Lemaitre of France won at the Crystal Palace Diamond League meet in a personal best for the season of 19.91 seconds, ahead of Dutchman Churandy Martina and Marvin Anderson of Jamaica.
Only Jamaicans Usain Bolt and Yohan Blake have gone faster than Lemaitre this season, ahead of the July 27-Aug. 12 Olympics.
"I knew I could run under 20 seconds but to do that here is very good, two weeks before the Olympic Games," Lemaitre said. "Now I'm very confident over this distance. For the Olympic Games, I want to go even faster, because with Bolt, Blake and the other sprinters I think that I must beat my personal best if I want to win a medal."
In the 100, Okagbare of Nigeria won in 11.01 seconds, leaving world champion Carmelita Jeter trailing in second, and Olympic champion Shelly-Ann Fraser-Pryce in last place.
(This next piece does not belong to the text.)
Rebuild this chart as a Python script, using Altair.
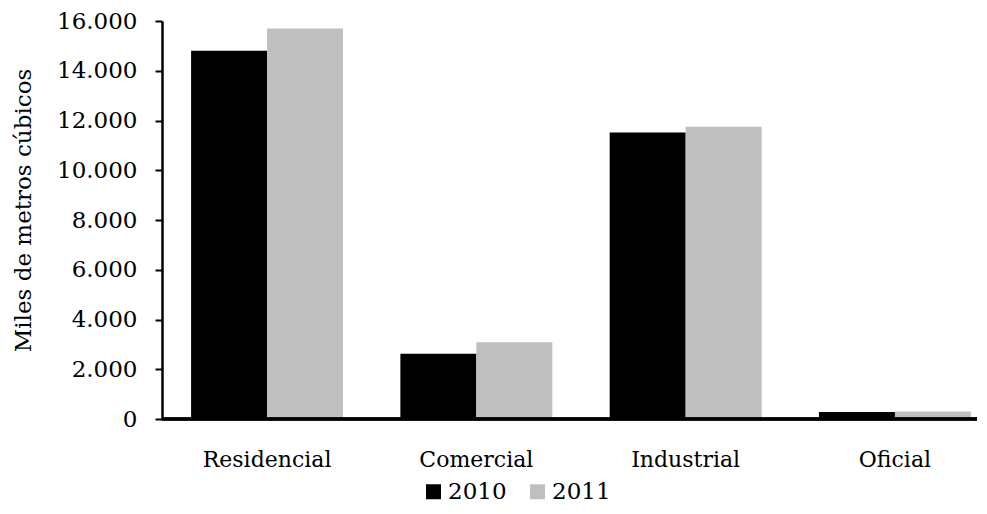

"Whatever you say about the conditions, you have to go out there and do your best," Okagbare said. "That was what I did today and I'm really grateful for that. The time was good. It was a strong field."
Fraser-Pryce said her focus was on the bigger race coming up in the British capital.
"As an athlete you have to take precautionary measures and hope things get better because the Olympics are pretty much on us," the Jamaican said. "I'm working on some things at the moment."
The downpour worsened through the afternoon in south London and — with rain lashing the track — Christine Ohuruogu won the 400 in 50.42 seconds ahead of Amantle Montsho and Rosemarie Whyte.
"I am fit and ready for the Games and looking forward to it," Ohuruogu said.
There were double disappointments for the British public as Olympic fervor mounts.
Olympic silver medalist Phillips Idowu pulled out of the triple jump due to a hip problem, with Christian Taylor of the United States winning with a leap of 17.41 meters.
And Tiffany Porter, who has been nursing a back injury, was in tears after finishing last in the semifinals of the 100 hurdles. Kellie Wells of the United States won the final in 12.57 seconds.